Tuesday Tidbits: Watching Taal, cooler crater at Ruapehu and swarms in Nevada
Let’s get to some updates on volcanic (or possibly not) rumblings around the world:
Philippines: PHIVOLCS are watching Taal closely, but at least over the last 24 hours, seismicity at the caldera was lower than over the weekend. Instead of the 20+ earthquakes recorded over April 18, earthquakes were down to only 6 in the following 24 hours. This does not mean that the level of danger has been reduced, instead it is likely just the waxing/waning caused by the pulsatory movement of magma under Taal. The president of the Philippines, Benigno Aquino III, has warned the last 1,000 people staying on Volcano Island to be prepared to leave after Gen. Benito Ramos, the chief of the National Disaster Risk Reduction and Management Council, told the president that the volcano could erupt at any time. However, Ramos also claimed that the remaining people on the island could be evacuated in 30 minutes if need be. The government is taking no chances, with supplies and equipment ready for a potential larger evacuation.
New Zealand: It seems that Ruapehu is also calming down after signs of heightened activity. The Crater Lake at the summit of the volcano had seen an increase in its water temperature to the highest since the lake returned in 2002 – almost 40C. The latest temperature of the lake water are back down to 33C, however GNS Science has kept the aviation alert for Ruapehu at Yellow until this cooling trend is observed for a longer period. Ruapehu is also getting some additional monitoring, namely a high speed Doppler radar that will be able to watch for small (and large) ash plumes and explosions from the crater.
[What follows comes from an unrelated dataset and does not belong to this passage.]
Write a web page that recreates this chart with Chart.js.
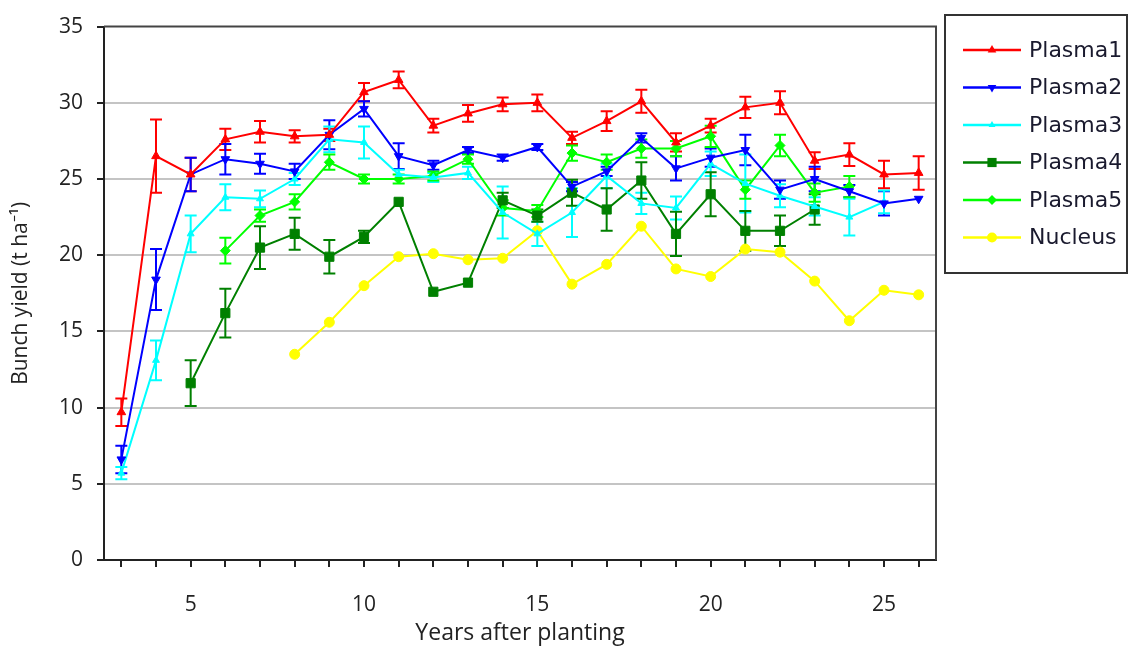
<!DOCTYPE html>
<html>
<head>
<meta charset="utf-8">
<script src="https://cdn.jsdelivr.net/npm/chart.js@4.4.1/dist/chart.umd.min.js"></script>
<style>
  body { margin: 0; background: #fff; }
  #wrap { width: 1132px; height: 649px; }
</style>
</head>
<body>
<div id="wrap"><canvas id="graficoRendimento" width="1132" height="649"></canvas></div>
<script>
// anos após o plantio (eixo x)
const years = [3, 4, 5, 6, 7, 8, 9, 10, 11, 12, 13, 14, 15, 16, 17, 18, 19, 20, 21, 22, 23, 24, 25, 26];
const yTicks = [0, 5, 10, 15, 20, 25, 30, 35];

const plasma1 = [9.7, 26.5, 25.3, 27.6, 28.1, 27.8, 27.9, 30.7, 31.5, 28.5, 29.3, 29.9, 30.0, 27.7, 28.8, 30.1, 27.4, 28.5, 29.7, 30.0, 26.2, 26.6, 25.3, 25.4];
const plasma1Err = [0.9, 2.4, 1.1, 0.7, 0.7, 0.4, 0.4, 0.6, 0.55, 0.45, 0.55, 0.45, 0.55, 0.4, 0.65, 0.75, 0.6, 0.45, 0.7, 0.75, 0.55, 0.75, 0.9, 1.1];

const plasma2 = [6.6, 18.4, 25.3, 26.3, 26.0, 25.5, 27.9, 29.6, 26.5, 25.9, 26.9, 26.4, 27.1, 24.5, 25.5, 27.7, 25.7, 26.4, 26.9, 24.3, 25.0, 24.2, 23.4, 23.7];
const plasma2Err = [0.9, 2.0, 1.1, 1.0, 0.65, 0.5, 0.95, 0.5, 0.85, 0.3, 0.2, 0.2, 0.2, 0.3, 0.3, 0.3, 0.8, 0.6, 1.0, 0.6, 0.8, 0.4, 0.8, null];

const plasma3 = [5.7, 13.1, 21.4, 23.8, 23.7, 25.0, 27.6, 27.4, 25.3, 25.1, 25.4, 22.8, 21.4, 22.8, 25.2, 23.4, 23.1, 26.0, 24.7, 23.9, 23.2, 22.5, 23.5, null];
const plasma3Err = [0.4, 1.3, 1.2, 0.85, 0.55, 0.4, 0.85, 1.05, 0.3, 0.3, 0.4, 1.7, 0.8, 1.6, 0.8, 0.7, 0.75, 0.8, 1.9, 0.75, 0.6, 1.2, 0.75, null];

const plasma4 = [null, null, 11.6, 16.2, 20.5, 21.4, 19.9, 21.2, 23.5, 17.6, 18.2, 23.6, 22.6, 24.1, 23.0, 24.9, 21.4, 24.0, 21.6, 21.6, 23.0, null, null, null];
const plasma4Err = [null, null, 1.5, 1.6, 1.4, 1.05, 1.1, 0.4, null, null, null, 0.5, 0.4, 0.85, 1.4, 1.2, 1.45, 1.45, 1.3, 1.0, 1.0, null, null, null];

const plasma5 = [null, null, null, 20.3, 22.6, 23.5, 26.1, 25.0, 25.0, 25.2, 26.3, 23.1, 22.9, 26.7, 26.1, 27.0, 27.0, 27.8, 24.3, 27.2, 24.1, 24.5, null, null];
const plasma5Err = [null, null, null, 0.85, 0.4, 0.5, 0.5, 0.3, 0.3, 0.3, 0.3, 0.5, 0.4, 0.5, 0.5, 0.6, 0.5, 0.7, 0.6, 0.7, 0.6, 0.7, null, null];

const nucleus = [null, null, null, null, null, 13.5, 15.6, 18.0, 19.9, 20.1, 19.7, 19.8, 21.6, 18.1, 19.4, 21.9, 19.1, 18.6, 20.4, 20.2, 18.3, 15.7, 17.7, 17.4];

function serie(label, data, err, color, pointStyle, radius, rotation) {
    return {
        label: label,
        data: data,
        erros: err,
        borderColor: color,
        backgroundColor: color,
        borderWidth: 2,
        pointStyle: pointStyle,
        pointRadius: radius,
        pointRotation: rotation || 0,
        pointBorderWidth: 1,
        pointBackgroundColor: color,
        pointBorderColor: color,
        tension: 0
    }
}

const datasets = [
    serie('Plasma1', plasma1, plasma1Err, '#ff0000', 'triangle', 5),
    serie('Plasma2', plasma2, plasma2Err, '#0000ff', 'triangle', 5, 180),
    serie('Plasma3', plasma3, plasma3Err, '#00ffff', 'triangle', 4),
    serie('Plasma4', plasma4, plasma4Err, '#008000', 'rect', 6.5),
    serie('Plasma5', plasma5, plasma5Err, '#00ff00', 'rectRot', 5),
    serie('Nucleus', nucleus, null, '#ffff00', 'circle', 5)
];

// barras de erro desenhadas com as escalas do grafico
const errorBars = {
    id: 'errorBars',
    beforeDatasetsDraw(chart) {
        const ctx = chart.ctx;
        const yScale = chart.scales.y;
        chart.data.datasets.forEach((ds, i) => {
            if (!ds.erros) return;
            const meta = chart.getDatasetMeta(i);
            ctx.save();
            ctx.strokeStyle = ds.borderColor;
            ctx.lineWidth = 2;
            ds.data.forEach((v, j) => {
                const e = ds.erros[j];
                if (v == null || e == null) return;
                const x = meta.data[j].x;
                const yt = yScale.getPixelForValue(v + e);
                const yb = yScale.getPixelForValue(v - e);
                ctx.beginPath();
                ctx.moveTo(x, yt); ctx.lineTo(x, yb);
                ctx.moveTo(x - 6, yt); ctx.lineTo(x + 6, yt);
                ctx.moveTo(x - 6, yb); ctx.lineTo(x + 6, yb);
                ctx.stroke();
            });
            ctx.restore();
        });
    }
};

// moldura da area do grafico e legenda em caixa
const frameAndLegend = {
    id: 'frameAndLegend',
    afterDraw(chart) {
        const ctx = chart.ctx;
        const a = chart.chartArea;
        ctx.save();
        ctx.strokeStyle = '#444';
        ctx.lineWidth = 2;
        ctx.beginPath();
        ctx.moveTo(a.left, a.top);
        ctx.lineTo(a.right, a.top);
        ctx.lineTo(a.right, a.bottom);
        ctx.stroke();

        ctx.strokeStyle = '#333';
        ctx.strokeRect(945, 15, 182, 258);

        ctx.font = '22px "DejaVu Sans"';
        ctx.textBaseline = 'middle';
        ctx.textAlign = 'left';
        chart.data.datasets.forEach((ds, i) => {
            const y = 50 + i * 37.5;
            ctx.strokeStyle = ds.borderColor;
            ctx.lineWidth = 2.5;
            ctx.beginPath();
            ctx.moveTo(963, y); ctx.lineTo(1021, y);
            ctx.stroke();
            ctx.fillStyle = ds.borderColor;
            ctx.lineWidth = 1;
            Chart.helpers.drawPoint(ctx, {
                pointStyle: ds.pointStyle,
                radius: ds.pointRadius,
                rotation: ds.pointRotation
            }, 992, y);
            ctx.fillStyle = '#1a1a2e';
            ctx.fillText(ds.label, 1029, y + 1);
        });
        ctx.restore();
    }
};

new Chart(document.getElementById('graficoRendimento'), {
    type: 'line',
    data: { labels: years, datasets: datasets },
    options: {
        responsive: false,
        animation: false,
        layout: { padding: { top: 15, right: 196, left: 0, bottom: 0 } },
        plugins: {
            legend: { display: false },
            tooltip: { enabled: false }
        },
        scales: {
            x: {
                type: 'category',
                offset: true,
                afterFit: s => { s.height = 89 },
                grid: {
                    offset: false,
                    drawOnChartArea: false,
                    color: '#222',
                    lineWidth: 2,
                    tickLength: 7
                },
                border: { display: true, color: '#222', width: 2 },
                ticks: {
                    autoSkip: false,
                    maxRotation: 0,
                    padding: 25,
                    color: '#222',
                    font: { family: 'Open Sans', size: 21 },
                    callback: function (value, index) {
                        const ano = years[index];
                        return ano % 5 === 0 ? String(ano) : '';
                    }
                },
                title: {
                    display: true,
                    text: 'Years after planting',
                    color: '#222',
                    font: { family: 'Open Sans', size: 23 },
                    padding: { top: 0, bottom: 2 }
                }
            },
            y: {
                min: 0,
                max: 35,
                afterFit: s => { s.width = 104 },
                afterBuildTicks: s => { s.ticks = yTicks.map(v => ({ value: v })) },
                grid: {
                    color: ctx => (ctx.tick && (ctx.tick.value === 0 || ctx.tick.value === 35)) ? 'rgba(0,0,0,0)' : '#c4c4c4',
                    lineWidth: 2,
                    tickColor: '#222',
                    tickLength: 7
                },
                border: { display: true, color: '#222', width: 2 },
                ticks: {
                    padding: 14,
                    color: '#222',
                    font: { family: 'Open Sans', size: 21 }
                },
                title: {
                    display: true,
                    text: 'Bunch yield (t ha⁻¹)',
                    color: '#222',
                    font: { family: 'Open Sans', size: 21 },
                    padding: { top: 8, bottom: 0 }
                }
            }
        }
    },
    plugins: [errorBars, frameAndLegend]
})
</script>
</body>
</html>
Nevada: I know many of you have been watching the earthquake swarm near Hawthorne, Nevada with some interest. There have been over 400 earthquakes near the Nevada town over the last few weeks and no one is quite sure what the source of the seismicity might be. There is the interesting coincident that the focus of the swarm is near the Aurora Volcanic Field – however, Graham Kent from the director of the Nevada Seismological Lab at the University of Nevada, Reno, doesn’t think a volcanic eruption is likely (note: the Nevada TV station for this link decided to post video from “Volcano” with the story…sigh.) Even if there was an eruption, it would likely be something small, such as a small cinder core or fissure lava flow based on the previous activity at the Aurora Field, which hasn’t been active for 250,000 years. However, that being said, Nevada is still a volcanically-active state, with a number of locations that could see new volcanic activity. Also, Nevada has seen many earthquake swarms over the past few years, and none have lead to volcanic activity – that is like in the Basin and Range province.